In Recife, protesters make an intervention in front of the place where Miguel died, the luxury condo known as Twin Towers. 20,000 is the life of a poor black child and a mother's pain.

Miguel’s death sparked protests in the streets of Recife and on social media. The building where it happened made it even more symbolic to activists: its construction has been marred in controversy as it's located in a protected historical area.

On June 5, dozens of protesters, alongside Miguel’s family, marched towards the buildings, where Corte Real and her family lives. People laid down on the street to remember how the child died.

“I want my mother”, protesters today in Recife, in memory and asking for justice to little Miguel, age 5.

Miguel's death was also remembered in Brazil's protests against racism in the wake of the death of George Floyd in the United States and the Black Lives Matter movement.

Another case remembered at the protests was of João Pedro, a black 14-year-old killed by the police inside his own home in Rio de Janeiro on May 18.

A collective of daughters and sons of domestic workers, created in March to ask for social isolation rights for their parents, published a note reminding that what happened to Miguel could have happened to any of them:

O que aconteceu com Miguel, 5 anos, escancara mais uma vez a DESIGUALDADE, o RACISMO, o CLASSISMO.
O direito negado ao isolamento que nossa mães vivem.
Quantos de nós morreram na casa grande?
Quanto terão que morrer nos prédios para algo ser feito?

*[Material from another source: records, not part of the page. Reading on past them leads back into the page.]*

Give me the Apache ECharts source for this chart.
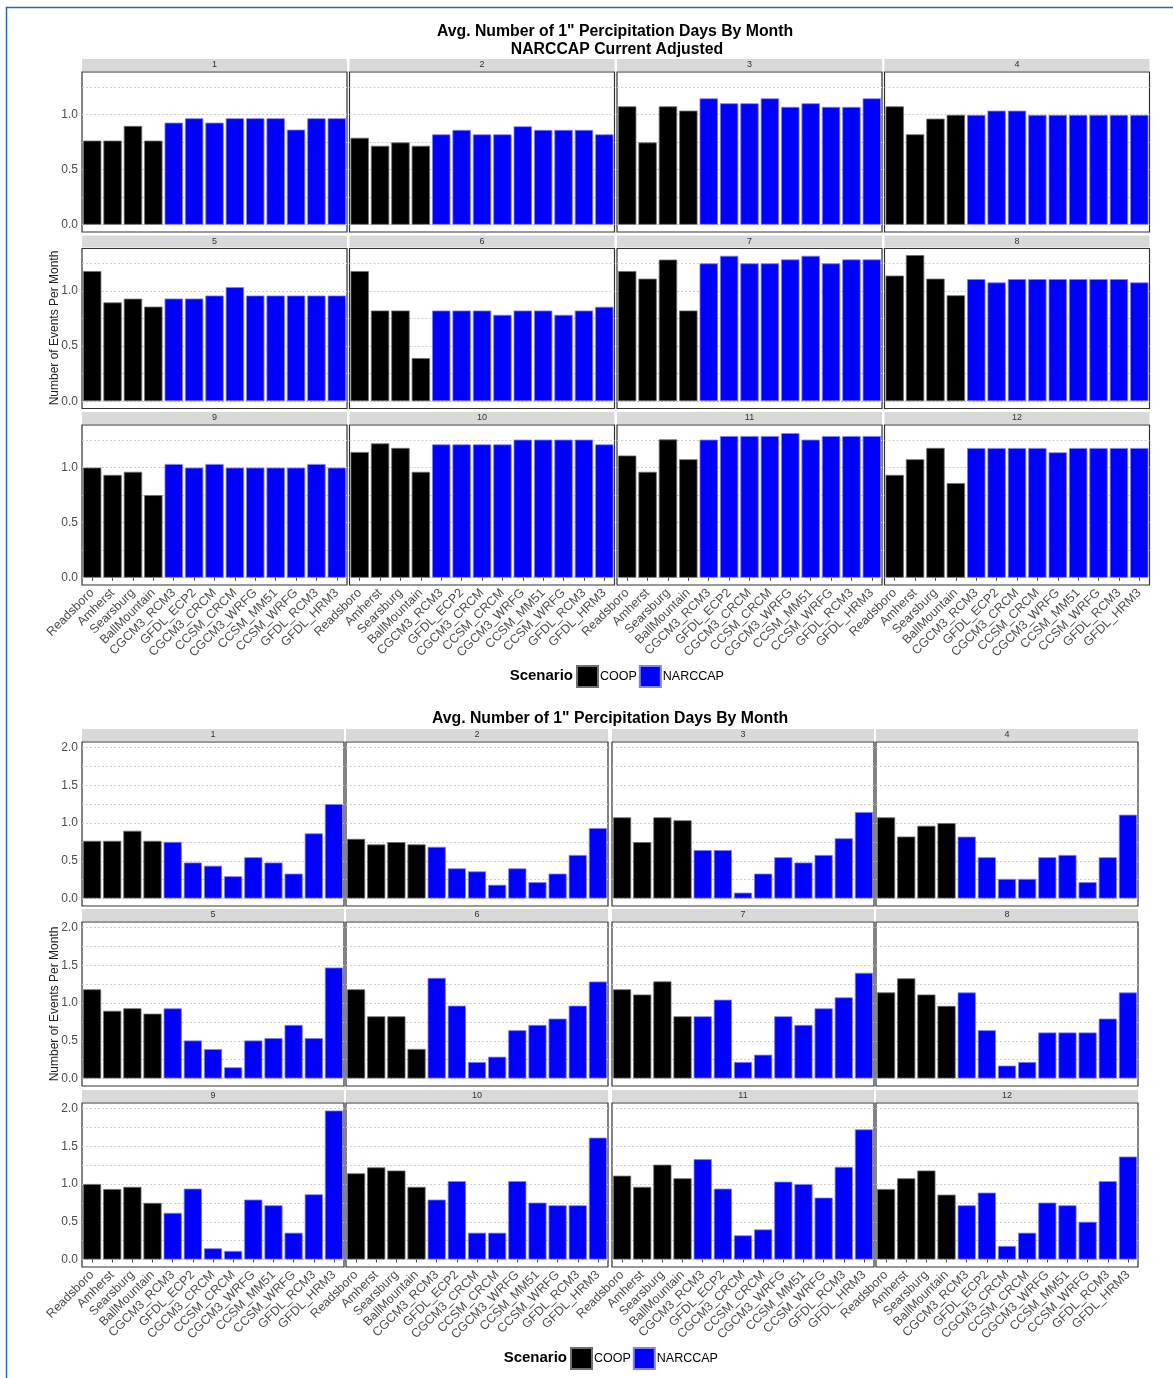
<!DOCTYPE html>
<html><head><meta charset="utf-8">
<script src="https://cdn.jsdelivr.net/npm/echarts@6/dist/echarts.min.js"></script>
<style>html,body{margin:0;padding:0;background:#fff}#c{width:1173px;height:1378px}</style>
</head><body><div id="c"></div>
<script>
// ---------- data ----------
const categories = ['Readsboro','Amherst','Searsburg','BallMountain','CGCM3_RCM3','GFDL_ECP2','CGCM3_CRCM','CCSM_CRCM','CGCM3_WRFG','CCSM_MM51','CCSM_WRFG','GFDL_RCM3','GFDL_HRM3'];
const coopStations = ['Readsboro','Amherst','Searsburg','BallMountain'];
const months = ['1','2','3','4','5','6','7','8','9','10','11','12'];

// COOP station values per month (Readsboro, Amherst, Searsburg, BallMountain)
const coopValues = [
  [0.764,0.764,0.897,0.764],
  [0.790,0.717,0.747,0.717],
  [1.075,0.747,1.075,1.036],
  [1.075,0.821,0.963,0.998],
  [1.182,0.897,0.931,0.859],
  [1.182,0.824,0.824,0.392],
  [1.182,1.113,1.286,0.824],
  [1.141,1.327,1.113,0.962],
  [1.000,0.934,0.962,0.750],
  [1.142,1.220,1.179,0.962],
  [1.110,0.962,1.256,1.076],
  [0.934,1.076,1.179,0.859]
];

// NARCCAP model values, current adjusted (top chart)
const narccapAdjusted = [
  [0.927,0.967,0.927,0.967,0.967,0.967,0.864,0.967,0.967],
  [0.821,0.861,0.821,0.821,0.894,0.861,0.861,0.861,0.821],
  [1.148,1.103,1.103,1.148,1.070,1.103,1.070,1.070,1.148],
  [0.997,1.036,1.036,0.997,0.997,0.997,0.997,0.997,0.997],
  [0.933,0.933,0.960,1.036,0.960,0.960,0.960,0.960,0.960],
  [0.824,0.824,0.824,0.785,0.824,0.824,0.785,0.824,0.858],
  [1.252,1.321,1.252,1.252,1.288,1.321,1.252,1.288,1.288],
  [1.109,1.079,1.109,1.109,1.109,1.109,1.109,1.109,1.079],
  [1.033,1.000,1.033,1.000,1.000,1.000,1.000,1.033,1.000],
  [1.211,1.211,1.211,1.211,1.254,1.254,1.254,1.254,1.211],
  [1.254,1.287,1.287,1.287,1.314,1.254,1.287,1.287,1.287],
  [1.178,1.178,1.178,1.178,1.139,1.178,1.178,1.178,1.178]
];

// NARCCAP model values, unadjusted (bottom chart)
const narccapRaw = [
  [0.750,0.477,0.434,0.295,0.547,0.477,0.330,0.863,1.250],
  [0.685,0.400,0.360,0.182,0.400,0.217,0.330,0.577,0.933],
  [0.642,0.642,0.078,0.330,0.547,0.477,0.577,0.798,1.145],
  [0.820,0.547,0.260,0.260,0.547,0.577,0.217,0.547,1.110],
  [0.930,0.504,0.390,0.149,0.504,0.535,0.710,0.535,1.470],
  [1.333,0.965,0.219,0.289,0.640,0.710,0.794,0.965,1.285],
  [0.825,1.044,0.219,0.316,0.825,0.710,0.930,1.075,1.400],
  [1.140,0.640,0.171,0.219,0.610,0.610,0.610,0.794,1.140],
  [0.618,0.939,0.149,0.114,0.794,0.719,0.355,0.864,1.974],
  [0.794,1.039,0.355,0.355,1.039,0.754,0.719,0.719,1.614],
  [1.329,0.939,0.320,0.399,1.031,1.000,0.820,1.228,1.724],
  [0.719,0.886,0.180,0.355,0.754,0.719,0.500,1.039,1.364]
];

const yLabelsTop = [0, 0.5, 1.0];
const yGridTop = [0, 0.25, 0.5, 0.75, 1.0, 1.25];
const yLabelsBottom = [0, 0.5, 1.0, 1.5, 2.0];
const yGridBottom = [0, 0.25, 0.5, 0.75, 1.0, 1.25, 1.5, 1.75, 2.0];
const yRangeTop = [-0.066, 1.387];
const yRangeBottom = [-0.099, 2.073];

const titleTop = ['Avg. Number of 1" Percipitation Days By Month', 'NARCCAP Current Adjusted'];
const titleBottom = 'Avg. Number of 1" Percipitation Days By Month';
const yTitle = 'Number of Events Per Month';
const legendTitle = 'Scenario';
const scenarioNames = ['COOP', 'NARCCAP'];

// ---------- layout / style ----------
const FONT = '"Liberation Sans", Arial, Helvetica, sans-serif';
const COLORS = { COOP: '#000000', NARCCAP: '#0000ff' };
const layouts = [
  { cols: [82, 349.5, 617, 884.5], w: 265, rows: [72, 248.5, 425], h: 160,
    range: yRangeTop, labels: yLabelsTop, grid: yGridTop, values: narccapAdjusted,
    legend: { left: 576, top: 665, textX: 573, textY: 676 }, yTitleY: 328 },
  { cols: [82, 346, 612, 876], w: 262, rows: [742, 922, 1103], h: 164,
    range: yRangeBottom, labels: yLabelsBottom, grid: yGridBottom, values: narccapRaw,
    legend: { left: 570, top: 1347, textX: 567, textY: 1358 }, yTitleY: 1004 }
];

const grids = [], xAxes = [], yAxes = [], series = [], graphics = [], legends = [];
const nullsCoop = coopStations.map(() => null);

layouts.forEach((L, c) => {
  months.forEach((mName, m) => {
    const r = Math.floor(m / 4), k = m % 4;
    const x = L.cols[k], y = L.rows[r];
    const gi = grids.length;
    grids.push({ left: x, top: y, width: L.w, height: L.h, show: true,
      borderColor: '#333', borderWidth: 1.2, backgroundColor: '#fff' });
    xAxes.push({ type: 'category', gridIndex: gi, data: categories,
      axisLine: { show: false },
      axisTick: { show: r === 2, length: 3, alignWithLabel: true, lineStyle: { color: '#444' } },
      axisLabel: { show: r === 2, rotate: 45, interval: 0, fontSize: 12.5, color: '#4d4d4d',
        fontFamily: FONT, margin: 6 },
      splitLine: { show: false } });
    yAxes.push({ type: 'value', gridIndex: gi, min: L.range[0], max: L.range[1],
      axisLine: { show: false },
      axisTick: { show: false, customValues: L.grid },
      axisLabel: { show: k === 0, customValues: L.labels, formatter: v => v.toFixed(1),
        fontSize: 12, color: '#4d4d4d', fontFamily: FONT, margin: 4 },
      splitLine: { show: true, lineStyle: { color: '#cfcfcf', type: [2, 2], width: 1 } } });
    const coopData = coopValues[m].concat(L.values[m].map(() => null));
    const narData = nullsCoop.concat(L.values[m]);
    series.push({ type: 'bar', name: 'COOP', xAxisIndex: gi, yAxisIndex: gi, data: coopData,
      barGap: '-100%', barCategoryGap: '10%',
      itemStyle: { color: COLORS.COOP, borderColor: '#6f6f6f', borderWidth: 0.8 } });
    series.push({ type: 'bar', name: 'NARCCAP', xAxisIndex: gi, yAxisIndex: gi, data: narData,
      barGap: '-100%', barCategoryGap: '10%',
      itemStyle: { color: COLORS.NARCCAP, borderColor: '#8080ff', borderWidth: 0.8 } });
    // facet strip
    graphics.push({ type: 'rect', silent: true,
      shape: { x: x, y: y - 13, width: L.w, height: 12 }, style: { fill: '#d9d9d9' } });
    graphics.push({ type: 'text', silent: true, x: x + L.w / 2, y: y - 7,
      style: { text: mName, fill: '#333', fontSize: 9, fontFamily: FONT,
        align: 'center', verticalAlign: 'middle' } });
  });
  // y title
  graphics.push({ type: 'text', silent: true, x: 55, y: L.yTitleY, rotation: Math.PI / 2,
    style: { text: yTitle, fill: '#222', fontSize: 12, fontFamily: FONT,
      align: 'center', verticalAlign: 'middle' } });
  // legend title
  graphics.push({ type: 'text', silent: true, x: L.legend.textX, y: L.legend.textY,
    style: { text: legendTitle, fill: '#000', fontSize: 15, fontWeight: 'bold', fontFamily: FONT,
      align: 'right', verticalAlign: 'middle' } });
  legends.push({ data: scenarioNames, left: L.legend.left, top: L.legend.top, orient: 'horizontal',
    icon: 'rect', itemWidth: 21, itemHeight: 21, itemGap: 2, padding: 0, selectedMode: false,
    textStyle: { fontSize: 12.5, color: '#000', fontFamily: FONT, padding: [0, 0, 0, -3] } });
});

// titles
graphics.push({ type: 'text', silent: true, x: 615, y: 32,
  style: { text: titleTop[0], fill: '#000', fontSize: 15.8, fontWeight: 'bold', fontFamily: FONT,
    align: 'center', verticalAlign: 'middle' } });
graphics.push({ type: 'text', silent: true, x: 617, y: 50,
  style: { text: titleTop[1], fill: '#000', fontSize: 15.8, fontWeight: 'bold', fontFamily: FONT,
    align: 'center', verticalAlign: 'middle' } });
graphics.push({ type: 'text', silent: true, x: 610, y: 719,
  style: { text: titleBottom, fill: '#000', fontSize: 15.8, fontWeight: 'bold', fontFamily: FONT,
    align: 'center', verticalAlign: 'middle' } });
// outer frame
graphics.push({ type: 'polyline', silent: true,
  shape: { points: [[6.5, 1378], [6.5, 7.5], [1173, 7.5]] },
  style: { stroke: '#2b6aa3', lineWidth: 1.5, fill: null } });

const chart = echarts.init(document.getElementById('c'), null, { renderer: 'canvas' });
chart.setOption({
  backgroundColor: '#fff',
  animation: false,
  textStyle: { fontFamily: FONT },
  grid: grids, xAxis: xAxes, yAxis: yAxes, series: series,
  legend: legends,
  graphic: graphics
});
</script></body></html>
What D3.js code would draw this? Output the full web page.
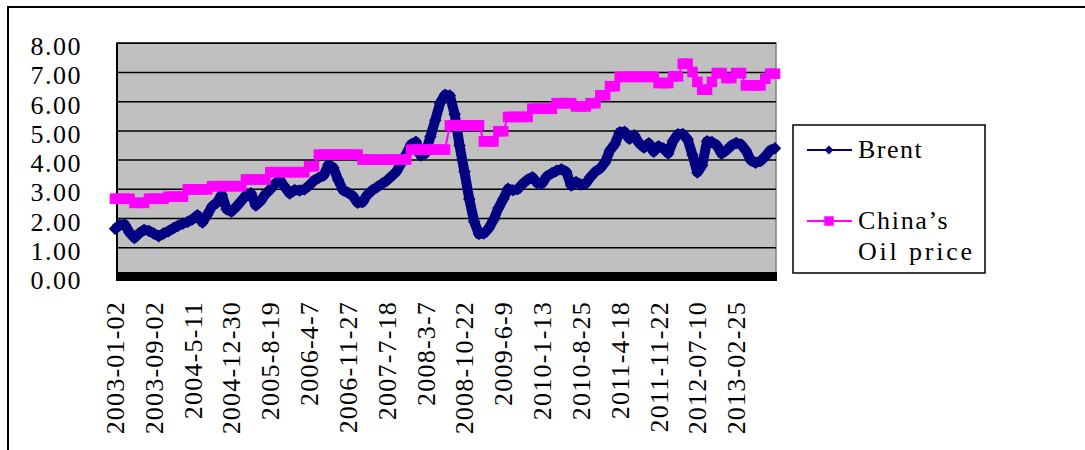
<!DOCTYPE html>
<html>
<head>
<meta charset="utf-8">
<script src="https://cdn.jsdelivr.net/npm/d3@7"></script>
<style>
body { margin: 0; background: #fff; }
</style>
</head>
<body>
<div id="canvas"></div>
<script>
var dateLabels = ["2003-01-02", "2003-09-02", "2004-5-11", "2004-12-30", "2005-8-19", "2006-4-7",
    "2006-11-27", "2007-7-18", "2008-3-7", "2008-10-22", "2009-6-9", "2010-1-13", "2010-8-25",
    "2011-4-18", "2011-11-22", "2012-07-10", "2013-02-25"];
var labelEvery = 8;
var yTicks = [0, 1, 2, 3, 4, 5, 6, 7, 8];

var brent = [
    1.63, 1.76, 1.78, 1.50, 1.32, 1.48, 1.60, 1.56, 1.47, 1.38,
    1.47, 1.55, 1.65, 1.74, 1.81, 1.87, 1.96, 2.10, 1.85, 2.11,
    2.40, 2.53, 2.80, 2.30, 2.22, 2.39, 2.58, 2.78, 2.85, 2.43,
    2.58, 2.82, 2.98, 3.18, 3.29, 3.06, 2.84, 2.96, 2.94, 2.98,
    3.11, 3.28, 3.38, 3.46, 3.83, 3.72, 3.30, 2.95, 2.87, 2.76,
    2.52, 2.54, 2.80, 2.95, 3.06, 3.17, 3.28, 3.43, 3.59, 3.88,
    4.18, 4.52, 4.61, 4.14, 4.22, 4.79, 5.35, 5.94, 6.22, 6.19,
    5.55, 4.48, 3.59, 2.65, 1.88, 1.45, 1.47, 1.65, 1.94, 2.34,
    2.65, 3.00, 2.95, 2.99, 3.17, 3.31, 3.40, 3.20, 3.18, 3.43,
    3.53, 3.62, 3.67, 3.58, 3.11, 3.23, 3.15, 3.18, 3.41, 3.59,
    3.70, 3.91, 4.32, 4.53, 4.94, 4.95, 4.71, 4.83, 4.56, 4.41,
    4.56, 4.27, 4.46, 4.38, 4.21, 4.64, 4.87, 4.88, 4.69, 4.16,
    3.56, 3.81, 4.63, 4.60, 4.49, 4.20, 4.32, 4.48, 4.57, 4.52,
    4.31, 3.98, 3.89, 3.95, 4.11, 4.31, 4.39];

var chinaOil = [
    2.66, 2.66, 2.66, 2.66, 2.52, 2.52, 2.52, 2.66, 2.66, 2.66,
    2.66, 2.73, 2.73, 2.73, 2.73, 2.98, 2.98, 2.98, 2.98, 2.98,
    3.09, 3.09, 3.09, 3.09, 3.09, 3.09, 3.09, 3.32, 3.32, 3.32,
    3.32, 3.32, 3.57, 3.57, 3.57, 3.57, 3.57, 3.57, 3.57, 3.57,
    3.77, 3.77, 4.17, 4.17, 4.17, 4.17, 4.17, 4.17, 4.17, 4.17,
    4.17, 4.00, 4.00, 4.00, 4.00, 4.00, 4.00, 4.00, 4.00, 4.00,
    4.00, 4.34, 4.34, 4.34, 4.34, 4.34, 4.34, 4.34, 4.34, 5.17,
    5.17, 5.17, 5.17, 5.17, 5.17, 5.17, 4.62, 4.62, 4.62, 4.97,
    4.97, 5.46, 5.46, 5.46, 5.46, 5.46, 5.74, 5.74, 5.74, 5.74,
    5.74, 5.93, 5.93, 5.93, 5.93, 5.82, 5.82, 5.82, 5.93, 5.93,
    6.20, 6.20, 6.51, 6.51, 6.83, 6.83, 6.83, 6.83, 6.83, 6.83,
    6.83, 6.83, 6.62, 6.62, 6.62, 6.85, 6.85, 7.28, 7.28, 7.00,
    6.66, 6.39, 6.39, 6.66, 6.96, 6.96, 6.79, 6.79, 6.96, 6.96,
    6.54, 6.54, 6.54, 6.54, 6.77, 6.94, 6.94];

var width = 1085, height = 450;
var plotLeft = 117, plotRight = 776;
var font = "'Liberation Serif', 'Times New Roman', serif";

var svg = d3.select("#canvas").append("svg").attr("width", width).attr("height", height);

// outer chart frame (runs off the right and bottom edge)
svg.append("rect").attr("x", 8).attr("y", 7)
    .attr("width", 1100).attr("height", 470)
    .attr("fill", "white").attr("stroke", "black").attr("stroke-width", 2);

var x = d3.scaleLinear().domain([0, brent.length - 1]).range([115, 775]);
var y = d3.scaleLinear().domain([0, 8]).range([276.5, 42.7]);

// plot area
svg.append("rect").attr("x", plotLeft).attr("y", y(8))
    .attr("width", plotRight - plotLeft).attr("height", y(0) - y(8))
    .attr("fill", "#c0c0c0").attr("stroke", "#808080").attr("stroke-width", 1.5);

// gridlines + y labels
var yAxis = svg.append("g").attr("transform", "translate(" + plotLeft + ",0)")
    .call(d3.axisLeft(y).tickValues(yTicks).tickSize(-(plotRight - plotLeft)).tickPadding(35)
        .tickFormat(d3.format(".2f")));
yAxis.select(".domain").remove();
yAxis.selectAll("line").attr("stroke", "black").attr("stroke-width", 1.5);
yAxis.selectAll("text")
    .attr("dy", 12)
    .style("font-family", font)
    .style("font-size", "26px")
    .attr("fill", "black")
    .attr("letter-spacing", "1.5px");

// left axis line
svg.append("line").attr("x1", plotLeft).attr("x2", plotLeft)
    .attr("y1", y(8)).attr("y2", y(0))
    .attr("stroke", "black").attr("stroke-width", 2);

// heavy category axis at zero
svg.append("rect").attr("x", plotLeft - 1).attr("y", y(0) - 4.5)
    .attr("width", plotRight - plotLeft + 2).attr("height", 9)
    .attr("fill", "black");

// x labels, rotated
var xAxis = svg.append("g").attr("transform", "translate(0,301)")
    .call(d3.axisBottom(x)
        .tickValues(dateLabels.map(function(d, i) { return i * labelEvery; }))
        .tickFormat(function(d) { return dateLabels[d / labelEvery]; })
        .tickSize(0));
xAxis.select(".domain").remove();
xAxis.selectAll("text")
    .attr("transform", "rotate(-90)")
    .attr("x", 0)
    .attr("y", 8.5)
    .attr("dy", 0)
    .attr("text-anchor", "end")
    .attr("fill", "black")
    .attr("letter-spacing", "1.2px")
    .style("font-family", font)
    .style("font-size", "26px");

var line = d3.line()
    .x(function(d, i) { return x(i); })
    .y(function(d) { return y(d); });

// Brent
svg.append("path").datum(brent)
    .attr("d", line)
    .attr("fill", "none")
    .attr("stroke", "#000080")
    .attr("stroke-width", 10)
    .attr("stroke-linejoin", "round");
svg.selectAll("path.brentMark").data(brent).enter().append("path")
    .attr("class", "brentMark")
    .attr("d", d3.symbol(d3.symbolSquare, 78))
    .attr("transform", function(d, i) { return "translate(" + x(i) + "," + y(d) + ") rotate(45)"; })
    .attr("fill", "#000080");

// China's oil price
svg.append("path").datum(chinaOil)
    .attr("d", line)
    .attr("fill", "none")
    .attr("stroke", "#ff00ff")
    .attr("stroke-width", 2);
svg.selectAll("path.chinaMark").data(chinaOil).enter().append("path")
    .attr("class", "chinaMark")
    .attr("d", d3.symbol(d3.symbolSquare, 112))
    .attr("transform", function(d, i) { return "translate(" + x(i) + "," + y(d) + ")"; })
    .attr("fill", "#ff00ff");

// legend
var legend = svg.append("g");
legend.append("rect").attr("x", 793).attr("y", 125)
    .attr("width", 192).attr("height", 148)
    .attr("fill", "white").attr("stroke", "black").attr("stroke-width", 1.5);

legend.append("line").attr("x1", 807).attr("x2", 852).attr("y1", 150).attr("y2", 150)
    .attr("stroke", "#000080").attr("stroke-width", 2);
legend.append("path").attr("d", d3.symbol(d3.symbolSquare, 40))
    .attr("transform", "translate(829,150) rotate(45)").attr("fill", "#000080");
legend.append("text").attr("x", 858).attr("y", 158)
    .style("font-family", font).style("font-size", "26px").attr("letter-spacing", "1.5px")
    .text("Brent");

legend.append("line").attr("x1", 807).attr("x2", 852).attr("y1", 221).attr("y2", 221)
    .attr("stroke", "#ff00ff").attr("stroke-width", 2);
legend.append("path").attr("d", d3.symbol(d3.symbolSquare, 90))
    .attr("transform", "translate(829,221)").attr("fill", "#ff00ff");
legend.append("text").attr("x", 858).attr("y", 229)
    .style("font-family", font).style("font-size", "26px").attr("letter-spacing", "1.7px")
    .text("China’s");
legend.append("text").attr("x", 858).attr("y", 260)
    .style("font-family", font).style("font-size", "26px").attr("letter-spacing", "2.8px")
    .text("Oil price");
</script>
</body>
</html>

What happened with Miguel, 5 years-old, opened wide the INEQUALITY, RACISM, CLASSISM. The denied right for isolation that are mothers are facing. How many of us died in the big house? How many will have to die in the buildings until something is done?

1 comment

  • Gallens

    In 1991, Conor Clapton, the son of Eric Clapton fell out of the window of a high-rise apartment in New York City. The mother had entrusted her son to a domestic employee who allowed Eric to run out the window and fall to his death some fifty floors below. The case was ruled an accident. Similar event but no racism was invoked.